Bottom line: Paul will acquire the blue eyes of the Fremen. He will rule over the universe with Chani. And he will marry the Emperor’s daughter. However, this doesn’t mean the same scenes we glimpse in Part One will be reproduced in Part Two.
In other words, that part where Chani and Paul are looking over the people of Caladan dressed all in black as their slick, new goth rulers — that might not happen exactly like that in Part Two. But, it will be effectively true. All the visions in Part One that remain unfulfilled will manifest themselves in Part Two in some way, shape, or form.
Paul’s fate beyond Dune: Part Two
If Denis Villeneuve gets his way and makes a trilogy of films based on the novels Dune and Dune Messiah, then the proposed third film in this series will see some serious bummers for Paul. While Paul and Chani’s first son passes away, he will eventually have two more kids — Leto II and Ghanima. The trouble is that Chani passes away during childbirth, which sets off a whole chain of events, including a clone-version of Duncan Idaho (Jason Momoa’s character) turning out to be a sleeper agent and Paul getting blinded.

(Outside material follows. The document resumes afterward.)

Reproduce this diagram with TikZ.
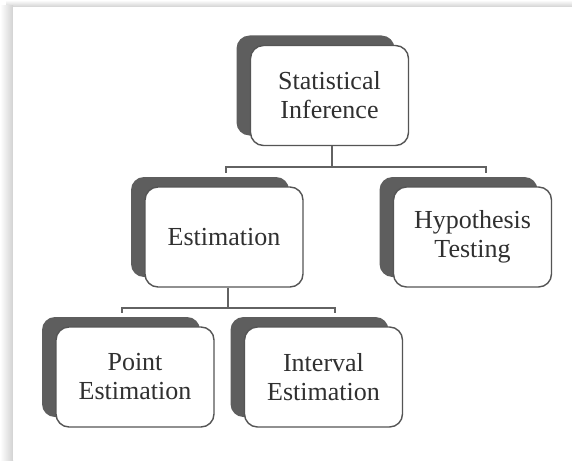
\documentclass[tikz,border=0pt]{standalone}
\usepackage{fontspec}
\setmainfont{Liberation Serif}
\usetikzlibrary{shadows}

\definecolor{boxedge}{HTML}{555555}
\definecolor{boxshade}{HTML}{5E5E5E}
\definecolor{linkgray}{HTML}{626262}
\definecolor{inkgray}{HTML}{303030}
\definecolor{pageshade}{HTML}{D2D2D2}

\tikzset{
  treebox/.style={
    draw=boxedge, line width=1.4pt, fill=white,
    rounded corners=13pt,
    minimum width=158pt, minimum height=100pt,
    align=center, text=inkgray, inner sep=0pt,
    font=\fontsize{26}{29}\selectfont,
    general shadow={fill=boxshade, draw=none, shadow xshift=-14pt, shadow yshift=10pt}
  },
  link/.style={draw=linkgray, line width=1.8pt}
}

\begin{document}
\begin{tikzpicture}[x=1pt, y=1pt]
  \useasboundingbox (0,0) rectangle (572,-460);
  \fill[white] (0,0) rectangle (572,-460);

  % soft page edge along the top and left
  \shade[top color=white, bottom color=pageshade] (6,0) rectangle (572,-7);
  \shade[left color=white, right color=pageshade] (0,-6) rectangle (13,-460);
  \fill[white] (13,-7) rectangle (572,-460);

  % hierarchy boxes
  \node[treebox] (infer) at (329.5,-95.5) {Statistical\\Inference};
  \node[treebox] (estim) at (224,-237)    {Estimation};
  \node[treebox] (hypo)  at (472.5,-237)  {Hypothesis\\Testing};
  \node[treebox] (point) at (135,-377)    {Point\\Estimation};
  \node[treebox] (inter) at (323.5,-377)  {Interval\\Estimation};

  % connectors
  \draw[link] ([xshift=2.5pt]infer.south) -- ++(0,-21) -| ([xshift=2pt,yshift=13pt]estim.north);
  \draw[link] ([xshift=2.5pt]infer.south) -- ++(0,-21) -| ([xshift=13.5pt,yshift=13pt]hypo.north);
  \draw[link] ([xshift=4pt]estim.south) -- ++(0,-20) -| ([xshift=-13pt,yshift=13pt]point.north);
  \draw[link] ([xshift=4pt]estim.south) -- ++(0,-20) -| ([xshift=11.5pt,yshift=13pt]inter.north);
\end{tikzpicture}
\end{document}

As an older man, Paul walks into the desert of Arrakis alone and in full self-exile. In Dune: Part One, we don’t see any indication of this endgame for Paul, but that’s what’s coming in the aftermath of Dune: Part Two. Also, by the end of the first Dune novel and Dune Messiah, Paul’s ability to see the future is only heightened.
Right now, there are some good indications that Dune: Part Two might happen. Warner Bros. executive Ann Sarnoff went on record saying this:
“Will we have a sequel to Dune? If you watch the movie you see how it ends. I think you pretty much know the answer to that.”
If Dune: Part Two happens, audiences should brace themselves for even more cryptic visions from Paul’s future. And those visions will likely include a reborn version of Duncan Idaho, the birth of his twin children, and a grim ending where he ends up all alone in the sand.
Dune: Part One is out in theaters now and streaming on HBO Max.